[Information given]:

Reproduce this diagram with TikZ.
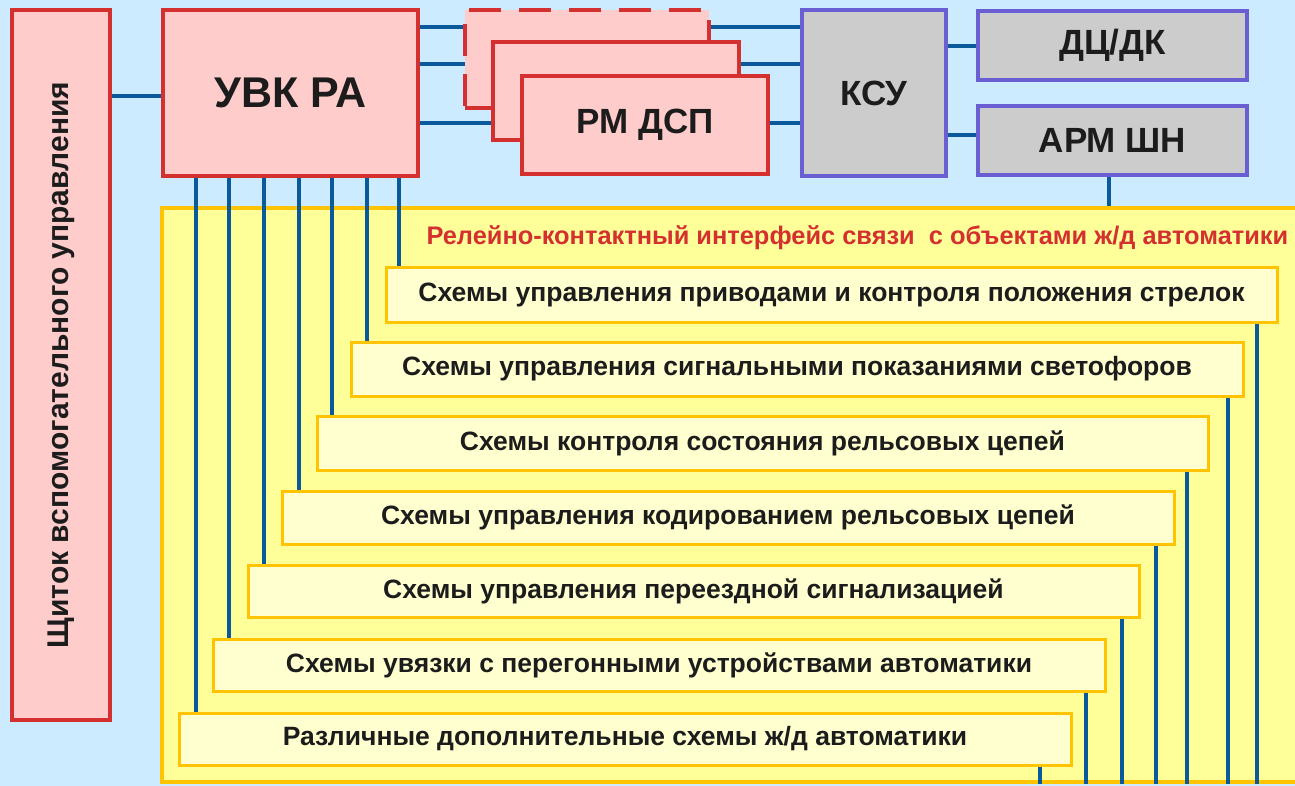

==

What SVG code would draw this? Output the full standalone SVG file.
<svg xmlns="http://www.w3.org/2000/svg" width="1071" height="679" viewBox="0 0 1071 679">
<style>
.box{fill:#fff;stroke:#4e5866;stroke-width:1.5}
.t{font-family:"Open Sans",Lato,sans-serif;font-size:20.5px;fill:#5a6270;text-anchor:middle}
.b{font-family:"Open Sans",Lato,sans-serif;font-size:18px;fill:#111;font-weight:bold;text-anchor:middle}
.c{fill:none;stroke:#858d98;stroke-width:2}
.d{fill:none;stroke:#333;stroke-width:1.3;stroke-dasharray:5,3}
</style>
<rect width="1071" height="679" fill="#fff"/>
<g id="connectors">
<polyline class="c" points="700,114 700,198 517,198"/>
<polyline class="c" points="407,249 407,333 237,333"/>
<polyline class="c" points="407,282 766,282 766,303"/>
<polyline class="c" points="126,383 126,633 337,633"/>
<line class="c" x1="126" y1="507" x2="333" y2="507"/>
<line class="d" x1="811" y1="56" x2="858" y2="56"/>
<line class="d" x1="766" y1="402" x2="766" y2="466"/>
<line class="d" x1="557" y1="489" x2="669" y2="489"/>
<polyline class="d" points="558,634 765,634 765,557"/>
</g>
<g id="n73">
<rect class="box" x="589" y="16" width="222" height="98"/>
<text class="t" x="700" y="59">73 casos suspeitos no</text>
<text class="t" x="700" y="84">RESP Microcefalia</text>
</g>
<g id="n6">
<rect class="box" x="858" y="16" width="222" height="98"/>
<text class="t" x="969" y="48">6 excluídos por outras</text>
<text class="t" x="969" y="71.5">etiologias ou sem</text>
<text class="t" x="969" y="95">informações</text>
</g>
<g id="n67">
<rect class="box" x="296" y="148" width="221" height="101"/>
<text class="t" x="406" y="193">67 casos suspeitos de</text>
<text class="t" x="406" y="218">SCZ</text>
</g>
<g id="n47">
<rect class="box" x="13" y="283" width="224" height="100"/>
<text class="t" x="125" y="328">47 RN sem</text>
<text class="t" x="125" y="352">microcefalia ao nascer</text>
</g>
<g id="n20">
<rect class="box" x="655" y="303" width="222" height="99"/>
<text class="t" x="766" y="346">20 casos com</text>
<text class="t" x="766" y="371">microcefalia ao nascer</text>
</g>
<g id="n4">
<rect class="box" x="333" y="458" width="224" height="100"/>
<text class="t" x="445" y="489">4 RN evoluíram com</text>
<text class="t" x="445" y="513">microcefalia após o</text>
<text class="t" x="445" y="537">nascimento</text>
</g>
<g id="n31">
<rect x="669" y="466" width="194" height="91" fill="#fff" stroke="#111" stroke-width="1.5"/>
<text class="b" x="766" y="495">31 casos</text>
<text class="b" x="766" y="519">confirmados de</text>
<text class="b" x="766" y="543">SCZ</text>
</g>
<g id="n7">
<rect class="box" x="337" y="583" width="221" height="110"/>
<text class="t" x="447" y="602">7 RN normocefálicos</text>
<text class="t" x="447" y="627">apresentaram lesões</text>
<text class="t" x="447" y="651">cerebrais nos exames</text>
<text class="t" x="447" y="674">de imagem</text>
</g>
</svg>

* * *

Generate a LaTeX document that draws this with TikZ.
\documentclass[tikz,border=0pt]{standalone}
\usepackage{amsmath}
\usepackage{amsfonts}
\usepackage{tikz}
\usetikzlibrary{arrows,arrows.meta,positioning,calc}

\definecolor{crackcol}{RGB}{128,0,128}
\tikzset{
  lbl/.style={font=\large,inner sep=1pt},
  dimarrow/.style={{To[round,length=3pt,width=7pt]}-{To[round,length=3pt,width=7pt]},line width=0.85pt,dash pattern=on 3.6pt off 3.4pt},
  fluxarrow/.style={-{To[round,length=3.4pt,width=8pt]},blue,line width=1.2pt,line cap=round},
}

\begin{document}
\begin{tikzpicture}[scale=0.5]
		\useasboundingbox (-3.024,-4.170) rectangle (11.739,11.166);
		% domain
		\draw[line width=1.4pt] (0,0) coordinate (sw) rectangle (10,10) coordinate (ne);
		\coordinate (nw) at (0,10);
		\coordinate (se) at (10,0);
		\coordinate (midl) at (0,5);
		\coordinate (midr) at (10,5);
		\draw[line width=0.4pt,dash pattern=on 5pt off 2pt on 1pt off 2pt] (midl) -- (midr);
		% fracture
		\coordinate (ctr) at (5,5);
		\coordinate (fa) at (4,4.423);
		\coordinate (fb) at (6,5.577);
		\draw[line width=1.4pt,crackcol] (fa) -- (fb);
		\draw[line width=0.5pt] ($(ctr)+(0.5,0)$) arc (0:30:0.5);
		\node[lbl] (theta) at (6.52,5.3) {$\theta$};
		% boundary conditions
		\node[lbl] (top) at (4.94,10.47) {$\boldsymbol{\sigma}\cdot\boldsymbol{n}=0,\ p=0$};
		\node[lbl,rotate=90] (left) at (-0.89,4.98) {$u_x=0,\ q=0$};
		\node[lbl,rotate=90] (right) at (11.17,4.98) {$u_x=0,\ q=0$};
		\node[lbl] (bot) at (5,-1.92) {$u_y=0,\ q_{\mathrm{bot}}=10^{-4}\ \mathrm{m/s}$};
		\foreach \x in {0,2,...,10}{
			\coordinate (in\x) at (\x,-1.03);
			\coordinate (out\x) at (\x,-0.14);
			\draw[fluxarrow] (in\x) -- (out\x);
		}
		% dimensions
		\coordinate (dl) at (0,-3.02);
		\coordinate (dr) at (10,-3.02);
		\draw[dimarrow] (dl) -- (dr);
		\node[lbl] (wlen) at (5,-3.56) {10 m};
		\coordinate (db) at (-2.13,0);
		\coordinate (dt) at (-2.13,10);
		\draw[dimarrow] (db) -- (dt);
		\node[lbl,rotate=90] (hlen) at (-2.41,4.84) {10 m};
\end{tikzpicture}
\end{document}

[Aim]: Take each line of the material that contains the word "with" and list it.

[Exercise response]:
Reproduce this diagram with TikZ.
Generate a LaTeX document that draws this with TikZ.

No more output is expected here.